The most prosperous, merciful, righteous King I have ever known.
And He has done nothing but use me to glorify His kingdom.
My testimony is that He allows me to slip, fall, and dive into places of deep need, need that no one can help me out of, just to prove what a magnificent rescuer He is. From suicide, to painful births soaked in pride and mistrust, to hungry bellies, HE. SHOWS. UP.
So, with "D Day" approaching, I must remind my brain to not be fooled.
Eamon is not my Provider.
Though He never drove one, God can pull in a vehicle to our driveway at any time.
I am not my children's Healer, but they have a marvelous one who will protect them.
He heals the broken hearted. Every day.
This is my calling, my heart bursts with this when I allow it.
I know to surrender all of my pain to Jesus... a tiny crappy tooth is probably nothing compared 10 cm dialited cervix.
HE IS MY BABIES' HEALER. Protector, savior, lord, LIFE GIVER. My worrying heart will not keep them from that.

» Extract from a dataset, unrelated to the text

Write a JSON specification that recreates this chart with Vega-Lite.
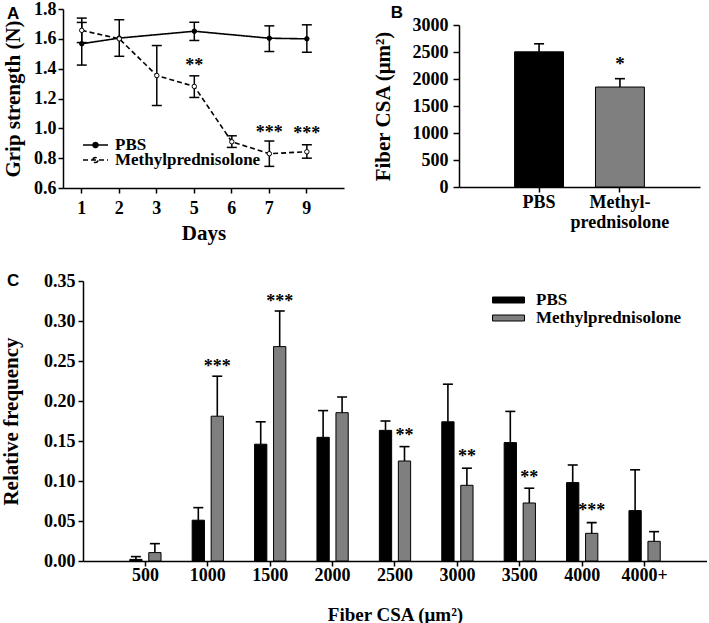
{
  "$schema": "https://vega.github.io/schema/vega-lite/v6.json",
  "padding": {"left": 0, "top": 0, "right": 0, "bottom": 0},
  "config": {
    "font": "Liberation Serif",
    "view": {"stroke": null},
    "axis": {
      "labelFont": "Liberation Serif", "labelFontWeight": "bold", "labelFontSize": 18, "labelColor": "black",
      "titleFont": "Liberation Serif", "titleFontWeight": "bold", "titleFontSize": 21, "titleColor": "black",
      "domainColor": "black", "domainWidth": 1.5, "tickColor": "black", "tickWidth": 1.5, "tickSize": 5,
      "grid": false, "labelPadding": 2, "labelOverlap": false
    },
    "legend": {
      "labelFont": "Liberation Serif", "labelFontWeight": "bold", "labelFontSize": 17, "labelColor": "black",
      "title": null
    },
    "title": {"font": "Liberation Sans", "fontWeight": "bold", "fontSize": 17, "color": "black", "anchor": "start", "frame": "group"}
  },
  "resolve": {"scale": {"fill": "independent", "strokeDash": "independent"}, "legend": {"fill": "independent", "strokeDash": "independent"}},
  "spacing": 29,
  "align": "none",
  "vconcat": [
    {
      "spacing": 8,
      "align": "none",
      "resolve": {"scale": {"fill": "independent", "strokeDash": "independent"}, "legend": {"fill": "independent", "strokeDash": "independent"}},
      "hconcat": [
        {
          "width": 261, "height": 179,
          "title": {"text": "A", "dx": -76, "dy": 23, "offset": 0},
          "data": {"values": [
            {"day": "1", "group": "PBS", "mean": 1.567, "lo": 1.424, "hi": 1.71},
            {"day": "2", "group": "PBS", "mean": 1.605, "lo": 1.483, "hi": 1.728},
            {"day": "5", "group": "PBS", "mean": 1.651, "lo": 1.589, "hi": 1.711},
            {"day": "7", "group": "PBS", "mean": 1.604, "lo": 1.515, "hi": 1.687},
            {"day": "9", "group": "PBS", "mean": 1.6, "lo": 1.51, "hi": 1.694},
            {"day": "1", "group": "Methylprednisolone", "mean": 1.657, "lo": 1.575, "hi": 1.739},
            {"day": "2", "group": "Methylprednisolone", "mean": 1.6, "lo": null, "hi": null},
            {"day": "3", "group": "Methylprednisolone", "mean": 1.354, "lo": 1.153, "hi": 1.555},
            {"day": "5", "group": "Methylprednisolone", "mean": 1.281, "lo": 1.207, "hi": 1.352},
            {"day": "6", "group": "Methylprednisolone", "mean": 0.91, "lo": 0.872, "hi": 0.95},
            {"day": "7", "group": "Methylprednisolone", "mean": 0.83, "lo": 0.745, "hi": 0.915},
            {"day": "9", "group": "Methylprednisolone", "mean": 0.843, "lo": 0.8, "hi": 0.89}
          ]},
          "encoding": {
            "x": {"field": "day", "type": "ordinal", "sort": ["1", "2", "3", "5", "6", "7", "9"],
              "scale": {"type": "band", "paddingInner": 0, "paddingOuter": 0.245, "align": 0, "range": [-20, 261]},
              "axis": {"labelAngle": 0, "title": "Days", "labelPadding": 6, "titlePadding": 5}}
          },
          "layer": [
            {
              "mark": {"type": "line", "strokeWidth": 1.6, "color": "black"},
              "encoding": {
                "y": {"field": "mean", "type": "quantitative", "scale": {"domain": [0.6, 1.8]},
                  "axis": {"title": "Grip strength (N)", "offset": 20, "values": [0.6, 0.8, 1.0, 1.2, 1.4, 1.6, 1.8], "tickCount": 20, "format": ".1f", "titlePadding": 10, "labelOverlap": false}},
                "strokeDash": {"field": "group", "type": "nominal",
                  "scale": {"domain": ["PBS", "Methylprednisolone"], "range": [[1, 0], [5, 3]]},
                  "legend": {"orient": "none", "legendX": -1, "legendY": 129, "symbolType": "M-1,0H1M-0.2,0A0.2,0.2,0,1,1,0.2,0A0.2,0.2,0,1,1,-0.2,0Z",
                    "symbolSize": 625, "symbolStrokeColor": "black", "symbolStrokeWidth": 1.5, "clipHeight": 14, "rowPadding": -4, "labelOffset": 6,
                    "encode": {"symbols": {"update": {"fill": {"signal": "datum.value === 'PBS' ? 'black' : 'white'"}, "stroke": {"value": "black"}}}}}
                }
              }
            },
            {
              "mark": {"type": "rule", "strokeWidth": 1.5, "color": "black"},
              "encoding": {"y": {"field": "lo", "type": "quantitative"}, "y2": {"field": "hi"}}
            },
            {
              "mark": {"type": "tick", "size": 10, "thickness": 1.5, "color": "black", "opacity": 1},
              "encoding": {"y": {"field": "lo", "type": "quantitative"}}
            },
            {
              "mark": {"type": "tick", "size": 10, "thickness": 1.5, "color": "black", "opacity": 1},
              "encoding": {"y": {"field": "hi", "type": "quantitative"}}
            },
            {
              "mark": {"type": "point", "filled": false, "size": 20, "stroke": "black", "strokeWidth": 1, "opacity": 1},
              "encoding": {
                "y": {"field": "mean", "type": "quantitative"},
                "fill": {"field": "group", "type": "nominal", "scale": {"domain": ["PBS", "Methylprednisolone"], "range": ["black", "white"]}, "legend": null}
              }
            },
            {
              "data": {"values": [
                {"day": "5", "star": "**", "y": 1.437},
                {"day": "7", "star": "***", "y": 0.99},
                {"day": "9", "star": "***", "y": 0.979}
              ]},
              "mark": {"type": "text", "font": "Liberation Serif", "fontWeight": "bold", "fontSize": 18, "baseline": "alphabetic", "dy": 8, "color": "black"},
              "encoding": {"y": {"field": "y", "type": "quantitative"}, "text": {"field": "star"}}
            }
          ]
        },
        {
          "spacing": -5,
          "vconcat": [
            {
              "width": 10, "height": 8,
              "data": {"values": [{"t": "B"}]},
              "mark": {"type": "text", "font": "Liberation Sans", "fontWeight": "bold", "fontSize": 17, "baseline": "middle", "align": "center", "dx": -67, "color": "black"},
              "encoding": {"text": {"field": "t"}}
            },
            {
              "width": 241, "height": 162,
              "data": {"values": [
                {"group": "PBS", "mean": 2503, "hi": 2652},
                {"group": "Methylprednisolone", "mean": 1851, "hi": 2006}
              ]},
              "encoding": {
                "x": {"field": "group", "type": "nominal", "sort": ["PBS", "Methylprednisolone"],
                  "scale": {"type": "band", "paddingInner": 0.395, "paddingOuter": 0.6875, "align": 0.5},
                  "axis": {"labelAngle": 0, "title": null, "labelPadding": 1, "labelLineHeight": 20,
                    "labelExpr": "datum.value == 'PBS' ? 'PBS' : ['Methyl-', 'prednisolone']"}}
              },
              "layer": [
                {
                  "mark": {"type": "bar", "stroke": "black", "strokeWidth": 1},
                  "encoding": {
                    "y": {"field": "mean", "type": "quantitative", "scale": {"domain": [0, 3000]},
                      "axis": {"title": "Fiber CSA (μm²)", "values": [0, 500, 1000, 1500, 2000, 2500, 3000], "tickCount": 20, "format": "d", "tickSize": 6, "labelPadding": 5, "titlePadding": 19, "labelOverlap": false}},
                    "fill": {"field": "group", "type": "nominal", "scale": {"domain": ["PBS", "Methylprednisolone"], "range": ["black", "#7f7f7f"]}, "legend": null}
                  }
                },
                {
                  "mark": {"type": "rule", "strokeWidth": 1.6, "color": "black"},
                  "encoding": {"y": {"field": "mean", "type": "quantitative"}, "y2": {"field": "hi"}}
                },
                {
                  "mark": {"type": "tick", "size": 10, "thickness": 1.6, "color": "black", "opacity": 1},
                  "encoding": {"y": {"field": "hi", "type": "quantitative"}}
                },
                {
                  "data": {"values": [{"group": "Methylprednisolone", "star": "*", "y": 2329}]},
                  "mark": {"type": "text", "font": "Liberation Serif", "fontWeight": "bold", "fontSize": 19, "baseline": "alphabetic", "dy": 9, "color": "black"},
                  "encoding": {"y": {"field": "y", "type": "quantitative"}, "text": {"field": "star"}}
                }
              ]
            }
          ]
        }
      ]
    },
    {
      "width": 624, "height": 280,
      "title": {"text": "C", "dx": -76, "dy": 18, "offset": 0},
      "data": {"values": [
        {"bin": "500", "group": "PBS", "mean": 0.002, "hi": 0.0055},
        {"bin": "1000", "group": "PBS", "mean": 0.051, "hi": 0.0667},
        {"bin": "1500", "group": "PBS", "mean": 0.146, "hi": 0.174},
        {"bin": "2000", "group": "PBS", "mean": 0.1546, "hi": 0.188},
        {"bin": "2500", "group": "PBS", "mean": 0.1633, "hi": 0.175},
        {"bin": "3000", "group": "PBS", "mean": 0.174, "hi": 0.221},
        {"bin": "3500", "group": "PBS", "mean": 0.148, "hi": 0.187},
        {"bin": "4000", "group": "PBS", "mean": 0.098, "hi": 0.12},
        {"bin": "4000+", "group": "PBS", "mean": 0.063, "hi": 0.114},
        {"bin": "500", "group": "Methylprednisolone", "mean": 0.0105, "hi": 0.0217},
        {"bin": "1000", "group": "Methylprednisolone", "mean": 0.181, "hi": 0.231},
        {"bin": "1500", "group": "Methylprednisolone", "mean": 0.268, "hi": 0.3125},
        {"bin": "2000", "group": "Methylprednisolone", "mean": 0.1854, "hi": 0.205},
        {"bin": "2500", "group": "Methylprednisolone", "mean": 0.125, "hi": 0.143},
        {"bin": "3000", "group": "Methylprednisolone", "mean": 0.0946, "hi": 0.116},
        {"bin": "3500", "group": "Methylprednisolone", "mean": 0.0725, "hi": 0.091},
        {"bin": "4000", "group": "Methylprednisolone", "mean": 0.0346, "hi": 0.048},
        {"bin": "4000+", "group": "Methylprednisolone", "mean": 0.0246, "hi": 0.0367}
      ]},
      "encoding": {
        "x": {"field": "bin", "type": "nominal", "sort": ["500", "1000", "1500", "2000", "2500", "3000", "3500", "4000", "4000+"],
          "scale": {"type": "band", "paddingInner": 0, "paddingOuter": 0.5},
          "axis": {"labelAngle": 0, "title": "Fiber CSA (μm²)", "titleFontSize": 19, "labelPadding": 0, "titlePadding": 21}},
        "xOffset": {"field": "group", "type": "nominal", "sort": ["PBS", "Methylprednisolone"],
          "scale": {"domain": ["PBS", "Methylprednisolone"], "paddingInner": 0.353, "paddingOuter": 0.82}}
      },
      "layer": [
        {
          "mark": {"type": "bar", "stroke": "black", "strokeWidth": 1},
          "encoding": {
            "y": {"field": "mean", "type": "quantitative", "scale": {"domain": [0, 0.35]},
              "axis": {"title": "Relative frequency", "values": [0, 0.05, 0.1, 0.15, 0.2, 0.25, 0.3, 0.35], "tickCount": 20, "format": ".2f", "labelPadding": 3, "titlePadding": 22, "labelOverlap": false}},
            "fill": {"field": "group", "type": "nominal", "scale": {"domain": ["PBS", "Methylprednisolone"], "range": ["black", "#7f7f7f"]},
              "legend": {"orient": "none", "legendX": 409, "legendY": 10, "symbolType": "M-1,-0.1875H1V0.1875H-1Z", "symbolSize": 1024,
                "symbolStrokeColor": "black", "symbolStrokeWidth": 1, "clipHeight": 18, "rowPadding": 0, "labelOffset": 11}}
          }
        },
        {
          "mark": {"type": "rule", "strokeWidth": 1.6, "color": "black"},
          "encoding": {"y": {"field": "mean", "type": "quantitative"}, "y2": {"field": "hi"}}
        },
        {
          "mark": {"type": "tick", "size": 10, "thickness": 1.6, "color": "black", "opacity": 1},
          "encoding": {"y": {"field": "hi", "type": "quantitative"}}
        },
        {
          "data": {"values": [
            {"bin": "1000", "group": "Methylprednisolone", "star": "***", "y": 0.2467},
            {"bin": "1500", "group": "Methylprednisolone", "star": "***", "y": 0.328},
            {"bin": "2500", "group": "Methylprednisolone", "star": "**", "y": 0.1596},
            {"bin": "3000", "group": "Methylprednisolone", "star": "**", "y": 0.1333},
            {"bin": "3500", "group": "Methylprednisolone", "star": "**", "y": 0.1075},
            {"bin": "4000", "group": "Methylprednisolone", "star": "***", "y": 0.0658}
          ]},
          "mark": {"type": "text", "font": "Liberation Serif", "fontWeight": "bold", "fontSize": 18, "baseline": "alphabetic", "dy": 8, "color": "black"},
          "encoding": {"y": {"field": "y", "type": "quantitative"}, "text": {"field": "star"}}
        }
      ]
    }
  ]
}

So here I will walk, or waddle rather, for the next few weeks and stop preventing Him from soaking my heart with Joy. I will trust our bellies will be full, I will trust my body is slowly progressing to bring our baby out safe, whole, and full of light. I will ready myself to encounter my King again. I love being so close to Him and hate that I fight to go on the journey to His embrace.
Meet me, Jesus.
Meet your daughters who cry out in their confused identities.
Meet your sons struggling for honor.